Velocity measurements in the liquid metal flow driven by a two-phase inductor

TL;DR

This study investigates liquid metal flow driven by a two-phase inductor using ultrasonic Doppler velocimetry and potential probes, revealing flow structure changes and providing insights for crystal growth applications.

Contribution

It demonstrates how adjusting phase shift in a two-phase inductor alters flow structure, supported by experimental and numerical analysis, aiding design of electromagnetic stirring devices.

Findings

Flow changes from two toroidal vortices to a single vortex with phase shift increase.

Good agreement between experimental measurements and numerical simulations.

Results inform design of electromagnetic stirrers for metal and semiconductor processing.

Abstract

We present the results of velocity measurements obtained by ultrasonic Doppler velocimetry and local potential probes in the flow of GaInSn eutectic melt driven by a two-phase inductor in a cylindrical container. This type of flow is expected in a recent modification to the floating zone technique for the growth of small-diameter single intermetallic compound crystals.
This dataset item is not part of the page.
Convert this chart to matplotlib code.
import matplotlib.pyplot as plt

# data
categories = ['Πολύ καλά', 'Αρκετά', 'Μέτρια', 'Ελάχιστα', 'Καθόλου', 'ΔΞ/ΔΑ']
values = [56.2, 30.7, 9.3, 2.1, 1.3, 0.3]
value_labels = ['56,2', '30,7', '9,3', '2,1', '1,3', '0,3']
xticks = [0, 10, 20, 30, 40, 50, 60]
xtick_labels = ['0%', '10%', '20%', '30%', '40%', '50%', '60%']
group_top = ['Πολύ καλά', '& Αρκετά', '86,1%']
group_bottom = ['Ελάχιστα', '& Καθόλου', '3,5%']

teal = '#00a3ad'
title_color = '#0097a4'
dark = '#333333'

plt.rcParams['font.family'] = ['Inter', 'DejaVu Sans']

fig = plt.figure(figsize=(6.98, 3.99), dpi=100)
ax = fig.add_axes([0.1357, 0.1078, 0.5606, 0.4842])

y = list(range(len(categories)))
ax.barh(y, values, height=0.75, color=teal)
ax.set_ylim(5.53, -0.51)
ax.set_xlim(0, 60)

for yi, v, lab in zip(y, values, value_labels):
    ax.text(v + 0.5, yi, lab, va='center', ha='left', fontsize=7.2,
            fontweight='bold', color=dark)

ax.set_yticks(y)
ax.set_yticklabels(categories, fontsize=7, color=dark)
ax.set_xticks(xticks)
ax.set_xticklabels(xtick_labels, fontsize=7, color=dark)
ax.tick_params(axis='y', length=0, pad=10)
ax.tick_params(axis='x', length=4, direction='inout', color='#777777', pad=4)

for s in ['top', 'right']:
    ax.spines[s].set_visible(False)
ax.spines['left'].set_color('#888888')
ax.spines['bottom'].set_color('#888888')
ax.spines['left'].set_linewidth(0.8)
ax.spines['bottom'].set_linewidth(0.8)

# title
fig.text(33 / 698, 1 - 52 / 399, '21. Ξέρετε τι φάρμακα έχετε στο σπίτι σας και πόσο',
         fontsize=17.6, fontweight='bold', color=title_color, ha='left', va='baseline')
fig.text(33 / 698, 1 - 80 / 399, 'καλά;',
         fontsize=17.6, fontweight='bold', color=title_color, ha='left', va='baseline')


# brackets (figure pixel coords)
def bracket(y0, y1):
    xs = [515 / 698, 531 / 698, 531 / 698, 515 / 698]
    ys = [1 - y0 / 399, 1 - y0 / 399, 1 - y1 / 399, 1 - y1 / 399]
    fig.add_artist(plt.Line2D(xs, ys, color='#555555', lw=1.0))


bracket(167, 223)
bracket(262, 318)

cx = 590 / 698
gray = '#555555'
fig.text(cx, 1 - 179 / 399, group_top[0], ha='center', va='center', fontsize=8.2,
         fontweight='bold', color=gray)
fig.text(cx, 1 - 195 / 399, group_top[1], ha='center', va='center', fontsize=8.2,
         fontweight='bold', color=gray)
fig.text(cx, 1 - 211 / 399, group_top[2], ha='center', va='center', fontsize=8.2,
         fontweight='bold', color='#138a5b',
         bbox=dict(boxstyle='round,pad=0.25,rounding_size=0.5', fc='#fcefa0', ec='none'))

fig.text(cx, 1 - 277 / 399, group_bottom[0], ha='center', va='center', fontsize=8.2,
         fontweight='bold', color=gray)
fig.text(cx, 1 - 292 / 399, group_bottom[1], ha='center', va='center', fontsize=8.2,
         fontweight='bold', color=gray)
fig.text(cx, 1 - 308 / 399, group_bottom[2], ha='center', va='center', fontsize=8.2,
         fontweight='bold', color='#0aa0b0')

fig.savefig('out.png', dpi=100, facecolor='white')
We show that the flow structure can be changed from the typical two toroidal vortices to a single vortex by increasing the phase shift between the currents in the two coils from 0 to 90 degrees. The latter configuration is thought to be favourable for the growth of single crystals. The flow is also computed numerically and a reasonable agreement with the experimental results is found. The obtained results may be useful for the design of combined two-phase electromagnetic stirrers and induction heaters for metal or semiconductor melts.